Mr. Robertson has closed 90 stores since 2003, including four in 2019. He is currently liquidating an Ace Hardware in Brooklyn’s Dyker Heights neighborhood. On a recent December afternoon, standing near a wall of artificial Christmas trees and half-price Santa figurines, he repeatedly answered questions from confused shoppers and kept watch over the store. Mr. Robertson works alone and typically spends seven weeks winding down each location, working six days a week. He tends to stay at budget motels, like Rodeway Inn, or a guest room in an Airbnb. Since many closings overlap with the holidays, he often misses Christmas with his wife and children at his home in San Antonio.
Sometimes, even he can’t resist the deals. He renovated his family’s home with deeply discounted items he spotted in closings. He bought 20 gallons of paint at 70% off, or about $10 a gallon, in one hardware store closing. He also has picked up faucets, ceiling fans, a garbage disposal and many lawn tools, transporting them in his wife’s old van. “I could load that sucker up,” he said.

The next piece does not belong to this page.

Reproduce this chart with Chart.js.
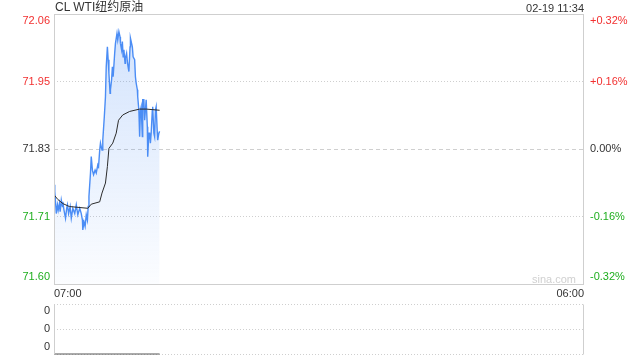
<!DOCTYPE html>
<html>
<head>
<meta charset="utf-8">
<script src="https://cdn.jsdelivr.net/npm/chart.js@4"></script>
<style>
  html, body { margin: 0; padding: 0; background: #fff; }
  #wrap { position: relative; width: 640px; height: 360px; overflow: hidden; font-family: Arial, "Liberation Sans", "Noto Sans CJK SC", sans-serif; }
  #main { position: absolute; left: 0; top: 0; }
  #vol { position: absolute; left: 0; top: 300px; }
  .txt { position: absolute; color: #333; white-space: nowrap; }
  #title { left: 55px; top: 0px; font-size: 12px; line-height: 15px; }
  #stamp { right: 56px; top: 1px; font-size: 11px; line-height: 14px; }
  #mark { left: 532px; top: 272px; font-size: 11px; line-height: 14px; color: #d0d0d0; }
</style>
</head>
<body>
<div id="wrap">
  <canvas id="main" width="640" height="302"></canvas>
  <canvas id="vol" width="640" height="60"></canvas>
  <div class="txt" id="title">CL WTI纽约原油</div>
  <div class="txt" id="stamp">02-19 11:34</div>
  <div class="txt" id="mark">sina.com</div>
</div>
<script>
// 分时价格（分钟偏移，从 07:00 起）
const minutes = [0, 2, 3, 6, 9, 11, 14, 16, 19, 22, 23, 26, 30, 33, 35, 38, 42, 45, 49, 54,
  58, 62, 67, 71, 74, 75, 78, 81, 84, 87, 89, 91, 95, 97, 100, 103, 107, 110, 114, 116,
  119, 121, 125, 127, 131, 134, 136, 139, 141, 143, 146, 147, 150, 152, 154, 158, 160, 164, 166, 169,
  172, 173, 176, 178, 180, 182, 185, 186, 189, 191, 193, 195, 198, 199, 202, 204, 206, 210, 212, 214,
  217, 218, 221, 223, 225, 227, 230, 231, 234, 236, 238, 240, 243, 244, 247, 249, 251, 253, 256, 257,
  260, 262, 264, 266, 269, 270, 273, 275];
const prices = [71.769, 71.757, 71.749, 71.720, 71.735, 71.726, 71.737, 71.723, 71.743, 71.732, 71.740, 71.726, 71.712, 71.729, 71.735, 71.720, 71.732, 71.712, 71.729, 71.720,
  71.735, 71.718, 71.729, 71.720, 71.709, 71.692, 71.706, 71.698, 71.718, 71.709, 71.732, 71.749, 71.789, 71.817, 71.794, 71.786, 71.794, 71.789, 71.803, 71.800,
  71.828, 71.840, 71.828, 71.845, 71.885, 71.919, 71.970, 72.004, 71.982, 71.959, 71.925, 71.931, 71.948, 71.970, 71.953, 71.993, 72.010, 72.027, 72.016, 72.030,
  72.021, 72.010, 71.999, 72.013, 71.987, 71.999, 71.976, 71.985, 71.993, 71.979, 71.970, 71.962, 72.004, 72.019, 72.010, 72.004, 71.987, 71.982, 71.953, 71.942,
  71.931, 71.919, 71.896, 71.851, 71.896, 71.902, 71.851, 71.914, 71.914, 71.879, 71.896, 71.914, 71.868, 71.817, 71.857, 71.857, 71.840, 71.857, 71.896, 71.902,
  71.857, 71.851, 71.896, 71.902, 71.857, 71.845, 71.857, 71.860];

// 均价线
const avgMinutes = [0, 10, 23, 40, 88, 97, 119, 125, 134, 139, 143, 153, 162, 168, 179, 197, 223, 240, 275];
const avgPrices = [71.752, 71.744, 71.737, 71.732, 71.729, 71.736, 71.740, 71.755, 71.772, 71.800, 71.831, 71.840, 71.857, 71.879, 71.888, 71.894, 71.898, 71.898, 71.896];

// 成交量（全为 0）
const volMinutes = [0, 275];
const volumes = [0, 0];

// 刻度
const yTickValues = [71.60, 71.715, 71.83, 71.945, 72.06];
const yTickLabels = ['71.60', '71.71', '71.83', '71.95', '72.06'];
const pctTickLabels = ['-0.32%', '-0.16%', '0.00%', '+0.16%', '+0.32%'];
const xTickValues = [0, 1380];
const xTickLabels = ['07:00', '06:00'];
const volTickValues = [0, 1, 2];
const volTickLabels = ['0', '0', '0'];

Chart.defaults.font.family = 'Arial, "Liberation Sans", sans-serif';
Chart.defaults.font.size = 11;
Chart.defaults.color = '#333';

const RED = '#f23030', GREEN = '#1fae1f', GRID = '#cfcfcf';

// 首尾标签往里挪半行
function edgeLabel(lbl, i, n) {
  if (i === 0) return [lbl, ''];
  if (i === n - 1) return ['', lbl];
  return lbl;
}
function tickColor(ctx) {
  if (ctx.index < 2) return GREEN;
  if (ctx.index > 2) return RED;
  return '#333';
}

const frame = {
  id: 'frame',
  afterDraw(chart, args, opts) {
    const { ctx, chartArea: a } = chart;
    ctx.save();
    ctx.strokeStyle = GRID;
    ctx.lineWidth = 1;
    ctx.beginPath();
    ctx.moveTo(a.left + 0.5, a.top + 0.5);
    ctx.lineTo(a.left + 0.5, a.bottom + 0.5);
    ctx.moveTo(a.right - 0.5, a.top + 0.5);
    ctx.lineTo(a.right - 0.5, a.bottom + 0.5);
    if (opts.full) {
      ctx.moveTo(a.left, a.top + 0.5);
      ctx.lineTo(a.right, a.top + 0.5);
      ctx.moveTo(a.left, a.bottom + 0.5);
      ctx.lineTo(a.right, a.bottom + 0.5);
    }
    ctx.stroke();
    ctx.restore();
  }
};

new Chart(document.getElementById('main'), {
  type: 'line',
  data: {
    datasets: [{
      data: avgMinutes.map((m, i) => ({ x: m, y: avgPrices[i] })),
      borderColor: '#2b2b2b',
      borderWidth: 1,
      pointRadius: 0,
      fill: false
    }, {
      data: minutes.map((m, i) => ({ x: m, y: prices[i] })),
      borderColor: '#4b8df5',
      borderWidth: 1.4,
      pointRadius: 0,
      fill: 'start',
      backgroundColor: (ctx) => {
        const ca = ctx.chart.chartArea;
        if (!ca) return 'rgba(75,141,245,0.1)';
        const g = ctx.chart.ctx.createLinearGradient(0, ca.top, 0, ca.bottom);
        g.addColorStop(0, 'rgba(75,141,245,0.26)');
        g.addColorStop(1, 'rgba(75,141,245,0.02)');
        return g;
      }
    }]
  },
  options: {
    responsive: false,
    animation: false,
    layout: { padding: { top: 14, left: 0, right: 0, bottom: 0 } },
    plugins: { legend: { display: false }, tooltip: { enabled: false }, frame: { full: true } },
    scales: {
      x: {
        type: 'linear',
        min: 0,
        max: 1380,
        afterBuildTicks: (s) => { s.ticks = xTickValues.map(v => ({ value: v })); },
        afterFit: (s) => { s.height = 18; s.paddingLeft = 0; s.paddingRight = 0; },
        grid: { display: false, drawTicks: false },
        border: { display: false },
        ticks: {
          autoSkip: false,
          maxRotation: 0,
          align: 'inner',
          padding: 3,
          color: '#333',
          callback: (v, i) => xTickLabels[i]
        }
      },
      y: {
        position: 'left',
        min: 71.60,
        max: 72.06,
        afterBuildTicks: (s) => { s.ticks = yTickValues.map(v => ({ value: v })); },
        afterFit: (s) => { s.width = 54; s.paddingTop = 0; s.paddingBottom = 0; },
        grid: {
          drawTicks: false,
          color: (c) => (c.index === 0 || c.index === 4) ? 'rgba(0,0,0,0)' : GRID
        },
        border: { display: false, dash: (c) => c.index === 2 ? [4, 3] : [1, 2] },
        ticks: {
          autoSkip: false,
          padding: 4,
          color: tickColor,
          callback: (v, i) => edgeLabel(yTickLabels[i], i, yTickLabels.length)
        }
      },
      y2: {
        position: 'right',
        min: 71.60,
        max: 72.06,
        afterBuildTicks: (s) => { s.ticks = yTickValues.map(v => ({ value: v })); },
        afterFit: (s) => { s.width = 56; s.paddingTop = 0; s.paddingBottom = 0; },
        grid: { display: false, drawTicks: false },
        border: { display: false },
        ticks: {
          autoSkip: false,
          padding: 6,
          color: tickColor,
          callback: (v, i) => edgeLabel(pctTickLabels[i], i, pctTickLabels.length)
        }
      }
    }
  },
  plugins: [frame]
});

new Chart(document.getElementById('vol'), {
  type: 'line',
  data: {
    datasets: [{
      data: volMinutes.map((m, i) => ({ x: m, y: volumes[i] })),
      borderColor: '#555',
      borderWidth: 1,
      pointRadius: 0,
      fill: false,
      clip: false
    }]
  },
  options: {
    responsive: false,
    animation: false,
    layout: { padding: { top: 4, left: 0, right: 56, bottom: 6 } },
    plugins: { legend: { display: false }, tooltip: { enabled: false }, frame: { full: false } },
    scales: {
      x: { type: 'linear', min: 0, max: 1380, display: false },
      y: {
        min: 0,
        max: 2,
        afterBuildTicks: (s) => { s.ticks = volTickValues.map(v => ({ value: v })); },
        afterFit: (s) => { s.width = 54; s.paddingTop = 0; s.paddingBottom = 0; },
        grid: { drawTicks: false, color: GRID },
        border: { display: false, dash: [1, 2] },
        ticks: {
          autoSkip: false,
          padding: 4,
          color: '#333',
          callback: (v, i) => edgeLabel(volTickLabels[i], i, volTickLabels.length)
        }
      }
    }
  },
  plugins: [frame]
});
</script>
</body>
</html>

Closings can vary by retailer. Some consultants work directly for a liquidation company brought in as part of a bankruptcy filing. Other retailers hire extra hourly workers to shut stores.

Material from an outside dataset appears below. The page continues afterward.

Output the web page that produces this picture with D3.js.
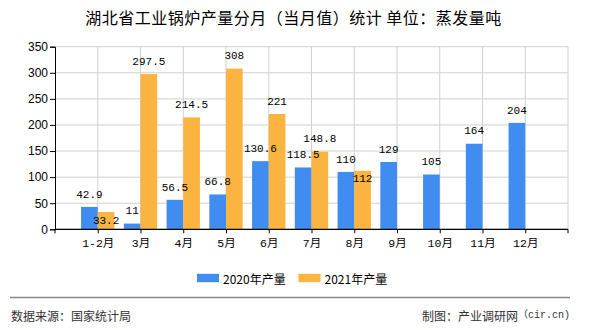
<!DOCTYPE html>
<html><head><meta charset="utf-8">
<script src="https://cdn.jsdelivr.net/npm/d3@7"></script>
<style>
html,body{margin:0;padding:0;background:#fff;}
svg{display:block;}
</style></head>
<body>
<script>
const categories = ["1-2月","3月","4月","5月","6月","7月","8月","9月","10月","11月","12月"];
const series2020 = [42.9, 11, 56.5, 66.8, 130.6, 118.5, 110, 129, 105, 164, 204];
const series2021 = [33.2, 297.5, 214.5, 308, 221, 148.8, 112, null, null, null, null];
const seriesNames = ["2020年产量","2021年产量"];
const yTicks = [0,50,100,150,200,250,300,350];
const titleText = "湖北省工业锅炉产量分月（当月值）统计 单位：蒸发量吨";
const sourceText = "数据来源：国家统计局";
const creditText = "制图：产业调研网";
const creditSite = "（cir.cn)";
const colors = ["#418CF0", "#FCB441"];

const W = 590, H = 330;
const plot = {l: 55, r: 568, t: 46.7, b: 229.3};
const svg = d3.select("body").append("svg").attr("width", W).attr("height", H);

// scales
const slot = (plot.r - plot.l) / (categories.length + 1);
const x = d3.scalePoint().domain(categories).range([plot.l + slot, plot.r - slot]);
const y = d3.scaleLinear().domain([0, 350]).range([plot.b, plot.t]);
const barW = slot * 0.39;

// title
svg.append("text").attr("x", 293.5).attr("y", 17).attr("text-anchor", "middle")
  .attr("dominant-baseline", "central")
  .style("font-family", "'Noto Sans CJK SC', sans-serif").style("font-size", "16px")
  .style("letter-spacing", "0.5px").attr("fill", "#000").text(titleText);

// gridlines
const grid = svg.append("g");
grid.selectAll("line.h").data(yTicks).join("line")
  .attr("x1", plot.l).attr("x2", plot.r).attr("y1", d => y(d)).attr("y2", d => y(d))
  .attr("stroke", "#d0d0d0").attr("stroke-width", 1);
const vlines = categories.map(c => x(c)).concat([plot.r]);
grid.selectAll("line.v").data(vlines).join("line")
  .attr("x1", d => d).attr("x2", d => d).attr("y1", plot.t).attr("y2", plot.b)
  .attr("stroke", "#d0d0d0").attr("stroke-width", 1);

// bars
const bars = svg.append("g");
[series2020, series2021].forEach((s, si) => {
  bars.selectAll("rect.s" + si).data(s.map((v, i) => ({v, c: categories[i]})).filter(d => d.v != null))
    .join("rect")
    .attr("x", d => si === 0 ? x(d.c) - barW : x(d.c))
    .attr("width", barW)
    .attr("y", d => y(d.v))
    .attr("height", d => plot.b - y(d.v))
    .attr("fill", colors[si]);
});

// axes
const yAxis = d3.axisLeft(y).tickValues(yTicks).tickSize(5).tickPadding(2);
const gy = svg.append("g").attr("transform", `translate(${plot.l},0)`).call(yAxis);
gy.select(".domain").attr("stroke", "#000");
gy.selectAll(".tick line").attr("stroke", "#000");
gy.selectAll(".tick text").style("font-family", "'Liberation Sans', Arial, sans-serif")
  .style("font-size", "12px").attr("fill", "#000");

const xAxis = d3.axisBottom(x).tickSize(4).tickPadding(3).tickSizeOuter(0);
const gx = svg.append("g").attr("transform", `translate(0,${plot.b})`).call(xAxis);
gx.select(".domain").remove();
gx.append("line").attr("x1", plot.l).attr("x2", plot.r).attr("y1", 0).attr("y2", 0).attr("stroke", "#000").attr("stroke-width", 1.2);
gx.append("line").attr("x1", plot.l).attr("x2", plot.l).attr("y1", 0).attr("y2", 4).attr("stroke", "#000");
gx.append("line").attr("x1", plot.r).attr("x2", plot.r).attr("y1", 0).attr("y2", 4).attr("stroke", "#000");
gx.selectAll(".tick line").attr("stroke", "#000");
gx.selectAll(".tick text").style("font-family", "'Liberation Mono', 'Noto Sans CJK SC', monospace")
  .style("font-size", "11.5px").attr("fill", "#000").attr("dy", "0.9em");

// data labels
const labelFont = "'Liberation Mono', 'DejaVu Sans Mono', monospace";
const labels = svg.append("g").style("font-family", labelFont).style("font-size", "11px");
categories.forEach((c, i) => {
  const b = series2020[i], o = series2021[i];
  let by = null;
  if (b != null) {
    by = y(b) - 12.3;
    labels.append("text").attr("x", x(c) - barW / 2).attr("y", by)
      .attr("text-anchor", "middle").attr("dominant-baseline", "central").text(b);
  }
  if (o != null) {
    let oy = y(o) - 12.3;
    if (by != null && Math.abs(oy - by) < 12) oy = y(o) + 8.6;
    labels.append("text").attr("x", x(c) + barW / 2).attr("y", oy)
      .attr("text-anchor", "middle").attr("dominant-baseline", "central").text(o);
  }
});

// legend
const legend = svg.append("g").attr("transform", "translate(197,278)");
const legX = [0, 101.5];
seriesNames.forEach((n, i) => {
  legend.append("rect").attr("x", legX[i]).attr("y", -4.2).attr("width", 22).attr("height", 8.4).attr("fill", colors[i]);
  legend.append("text").attr("x", legX[i] + 26).attr("y", 0).attr("dominant-baseline", "central")
    .style("font-family", "'Noto Sans CJK SC', sans-serif").style("font-size", "12px").attr("fill", "#000").text(n);
});

// footer
svg.append("line").attr("x1", 10).attr("x2", 570).attr("y1", 297.5).attr("y2", 297.5)
  .attr("stroke", "#888").attr("stroke-width", 1.5);
svg.append("text").attr("x", 11).attr("y", 315).attr("dominant-baseline", "central")
  .style("font-family", "'Noto Sans CJK SC', sans-serif").style("font-size", "12px").attr("fill", "#333").text(sourceText);
const credit = svg.append("text").attr("x", 570).attr("y", 315).attr("text-anchor", "end").attr("dominant-baseline", "central")
  .style("font-family", "'Noto Sans CJK SC', sans-serif").style("font-size", "12px").attr("fill", "#333");
credit.append("tspan").text(creditText);
credit.append("tspan").style("font-family", "'Liberation Mono', 'Noto Sans CJK SC', monospace").style("font-size", "10px").text(creditSite);
</script>
</body></html>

In late December, Sears and Kmart had more than 50 open job postings online for cashiers, stockers and loss-prevention associates, among others, at stores slated to close soon. A spokesman for Transformco, the retailers’ parent company, declined to comment.

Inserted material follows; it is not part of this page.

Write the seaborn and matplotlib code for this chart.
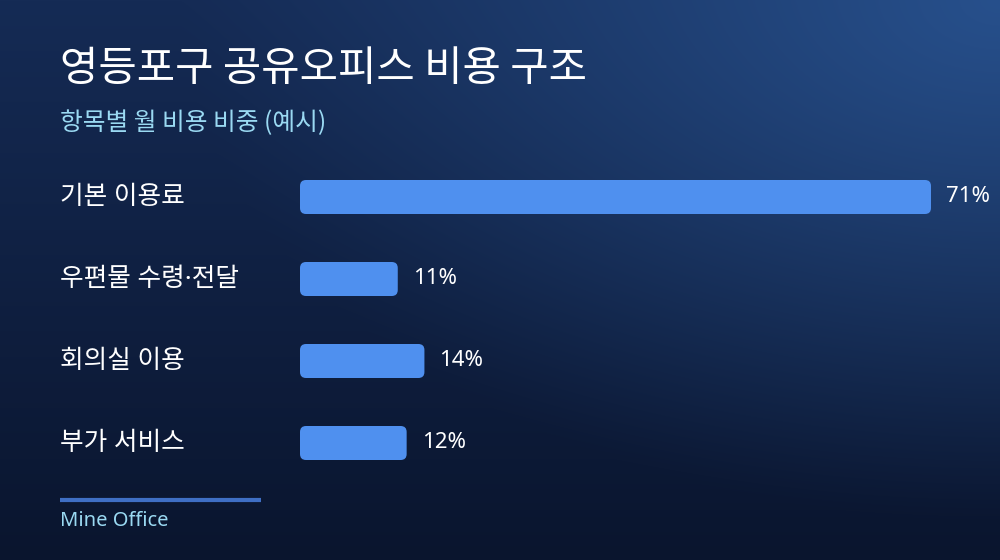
import numpy as np
import pandas as pd
import matplotlib
matplotlib.use("Agg")
import matplotlib.pyplot as plt
import seaborn as sns
from matplotlib.patches import FancyBboxPatch
from matplotlib.colors import to_rgb
from matplotlib.transforms import blended_transform_factory

# Chart data
categories = ["기본 이용료", "우편물 수령·전달", "회의실 이용", "부가 서비스"]
shares = [71, 11, 14, 12]
value_labels = ["71%", "11%", "14%", "12%"]

title = "영등포구 공유오피스 비용 구조"
subtitle = "항목별 월 비용 비중 (예시)"
footer = "Mine Office"

df = pd.DataFrame({"item": categories, "share": shares})

sns.set_theme(style="white")
plt.rcParams["font.family"] = ["Noto Sans CJK KR", "DejaVu Sans"]

W, H = 1000, 560
fig = plt.figure(figsize=(W / 100, H / 100), dpi=100)

# Background: dark navy gradient with a soft glow in the top right
bg = fig.add_axes([0, 0, 1, 1])
yy, xx = np.mgrid[0:H, 0:W]
t = yy / H
top = np.array(to_rgb("#152b55"))
bottom = np.array(to_rgb("#0a152e"))
img = top[None, None, :] * (1 - t[..., None]) + bottom[None, None, :] * t[..., None]
glow = np.array(to_rgb("#27508c"))
d = np.sqrt(((xx - W) / 820.0) ** 2 + (yy / 520.0) ** 2)
g = np.clip(1 - d, 0, 1) ** 1.1
img = img * (1 - g[..., None]) + glow[None, None, :] * g[..., None]
bg.imshow(img, extent=[0, W, H, 0], aspect="auto")
bg.set_xlim(0, W)
bg.set_ylim(H, 0)
bg.axis("off")

# Bar area
ax = fig.add_axes([0.30, 1 - 484 / H, 0.631, 328 / H])
ax.patch.set_alpha(0)
sns.barplot(data=df, x="share", y="item", orient="h", color="#4f90ef",
            width=34 / 82, ax=ax)
ax.set_xlim(0, max(shares))
ax.set_ylim(3.5, -0.5)

# rounded corners on the bars
px_x = 631 / max(shares)
px_y = 82.0
r = 6.0
for p in list(ax.patches):
    x0, y0, w, h = p.get_x(), p.get_y(), p.get_width(), p.get_height()
    p.remove()
    ax.add_patch(FancyBboxPatch((x0, y0), w, h,
                                boxstyle=f"round,pad=0,rounding_size={r / px_x}",
                                mutation_aspect=px_x / px_y,
                                facecolor="#4f90ef", edgecolor="none"))

for i, (v, lab) in enumerate(zip(shares, value_labels)):
    ax.text(v + 15 / px_x, i, lab, ha="left", va="center", color="white",
            fontsize=16, family=["Noto Sans", "DejaVu Sans"])

ax.set_xlabel("")
ax.set_ylabel("")
ax.set_xticks([])
ax.set_yticks([])
sns.despine(ax=ax, left=True, bottom=True)

# category labels aligned to the left margin
tr = blended_transform_factory(fig.transFigure, ax.transData)
for i, c in enumerate(categories):
    ax.text(0.06, i, c, transform=tr, ha="left", va="center",
            color="white", fontsize=18.5,
            family=["Noto Sans", "Noto Sans CJK KR"])

# Titles
fig.text(0.06, 1 - 70 / H, title, ha="left", va="center", color="white",
         fontsize=30, fontweight="medium")
fig.text(0.06, 1 - 123 / H, subtitle, ha="left", va="center", color="#9ad9f2",
         fontsize=17.8)

# Footer
bg.plot([60, 261], [500, 500], color="#3f6fc4", lw=3, solid_capstyle="butt")
fig.text(0.06, 1 - 521 / H, footer, ha="left", va="center", color="#9ad9f2",
         fontsize=14.5, family=["Noto Sans", "DejaVu Sans"])

fig.savefig("out.png", dpi=100)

One reason stores turn to outside help is that closing a location is a “very involved process,” said Gary Wright, president at G.A. Wright Sales, a Denver-based marketing company that works on liquidation sales. “It’s very different than doing business as usual.”
Stores that had been dead typically become mobbed during a closing, Mr. Wright said. Executing a massive sale takes operational know-how.
The magic discount: 13% off, said Mr. Robertson, an independent contractor for DWS Retail Sales, which helps liquidate stores. He can’t explain why, but in the early days of a store’s slow wind down, that relatively low discount is surprisingly effective, he and colleagues have found.
Mr. Robertson usually gets paid a base fee for his work along with a portion of sales, so he has an incentive to sell as much merchandise at the highest price possible. A strong closing can bring him $20,000 after expenses, though he typically makes less.
As a closing date approaches, steeper discounts are called for. At small independent stores, dropping prices can irk managers who may be reluctant to sell an item below cost, Mr. Robertson said. He tries to reason with them, telling them it could fetch $10 now, or nothing in a few weeks and then end up in the trash.
While closing a model-train shop in St. Louis, Mr. Robertson asked to see the owner’s mailing list so he could send postcards to longtime customers, inviting them to the closing sale. A problem soon emerged: Many of the customers were no longer living.
“I go look at it, and he says, ’Oh he’s dead, he’s dead, he’s dead,’ or ’They’re in bad health,’” Mr. Robertson said of his conversation with the owner.
While Mr. Robertson said closing stores can become emotional, he’s happy to have a job he sees as largely recession proof.
“You know a recession is going to happen sooner or later. That’s more stores,” he said. “Especially now, because Amazon is bigger.”
Tracy Ray, 58, spent decades managing big-box stores, repeatedly changing locations as the stores shut down. In 2013, she decided she had had enough and switched sides. Ms. Ray now works as a store closer for Great American, traveling around the U.S. and Australia.
Based near Louisville, Ky., Ms. Ray often doesn’t know where she is being deployed until a week before an assignment begins. “I’ve been here and there and everywhere,” she said.
She keeps a bag packed in a spare bedroom of her home with a dress shirt and pants for early in a closing, when she introduces herself to workers, and jeans for an inevitable cleanup at the end.
In 2019, she closed about 10 locations. She is currently on assignment in North Carolina, closing an office-supply store. She keeps up with friends she’s met around the world on Instagram and Facebook, and her retired husband sometimes joins her on the road.
Ms. Ray said she empathizes with shellshocked employees because she, too, has worked for a retailer going under.
“I think I’m fortunate and unfortunate that I went through it so many times myself that I know what the feeling is,” she said. “That takes away a lot of fear from employees.”